Love your pictures of your house with all your improvements going on. It often feels like we are a constant work in progress, and I do often feel unable to have company, because I can't present things as I wish to. Thanks for the encouragement and comfort... would love being neighbors with you.

I noticed that you posted previously about your blog not updating. It did show up on my side bar this time, but it is true, that prior to that it hadn't shown an update it in quite a while. I haven't checked mine, whether it is updating, so I am not sure if it is or not, although I haven't heard from a few friends for a little while, that might be the issue. Or, perhaps because I haven't been blogging as frequently as I used to might have slowed down some of my traffic. Anyhow, good to have a nice catch up with you.
Love and blessings,
Pam

A Bite of Country Cupcakes said...

Oh I soooo Needed to read this and am looking forward to reading the next follow on...Weary Is a well known reality around here...xo

cathy@home said...

I think being weary of something is a sign to look at it in a different way.

Amanda said...

yes!

and it's so easy nowadays to lose heart.

my gracious such a heart warming post from your sweet little blog.

thank you!

Anonymous said...

Hi Ann,It was great to read this post.

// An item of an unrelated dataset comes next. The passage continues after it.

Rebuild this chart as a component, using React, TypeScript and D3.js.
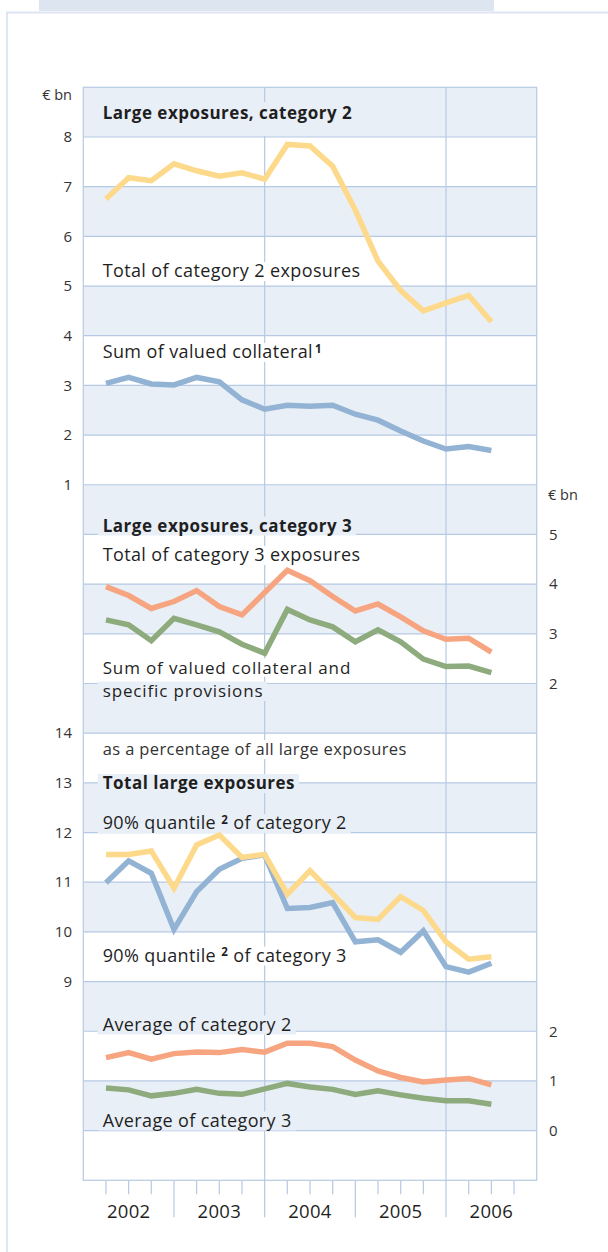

I could relate to so much that you said. It can be very discouraging at times trying to keep up with everything. I do struggle with that. I desire to cook good wholesome meals, keep the house tidy, garding, homeschooling, sewing etc so much. But it doesn't always work out to expectations. My health hasn't been the best the last couple of years and I had a knee reconstruction some years ago. So it was difficult as I couldn't move real fast. I am putting more effort into eating better and it is certainly helping. Yes, i feel overwhelmed at times and as I speak there is a mountain of laundry to tackle. A friend is dropping by tomorrow and I have sick children. I would love you to pray for me.Thankyou so much. I am looking forward to reading your next post. God Bless you.
Ange K

Niki said...

Hi Ann, I was feeling very weary before I went off on my months getaway with my younger children.
The best thing I ever did. But I know that is not possible for some people, so dealing with weariness is a very real everyday occurance.
I was so worn down I could not think straight literally. I had some serious health issues cropping up & felt I was doing a bad job.
Thanks for your post, you always nail it. Great writing from a great Mum.
Niki

Andrea said...

Hi Ann,

I just found your blog this morning, and I neede this post very much. My husband is in the military and deploying overseas soon, and we have 4 children who are struggling with this reality. Weary is a good word for how I feel right now (better than crazed, right?) :) Thanks for the post....except the snake part. Yikes!
~Andrea

Ellie Rae said...

What a nice blog you have...but oh, that snake picture! I'd die!

Camille said...

What an encouraging post my friend. Thank you for sharing your heart. It's lovely to know you! I have been negligent in visiting blogs lately...sorry it has taken me so long to stop by. :)

Much Love to you!
Camille xo
Isaiah 26:3-4

Ellie@The Lavender Tub said...

Lovely post, Ann. A passage that gives me such comfort is Ps. 94:18-19

18 When I said, “My foot is slipping,”
your love, O Lord, supported me.
19 When anxiety was great within me,
your consolation brought joy to my soul.

These words have meant so much to me over a couple of recent wearying years of my husband being out of work. Thank you for encouraging so many.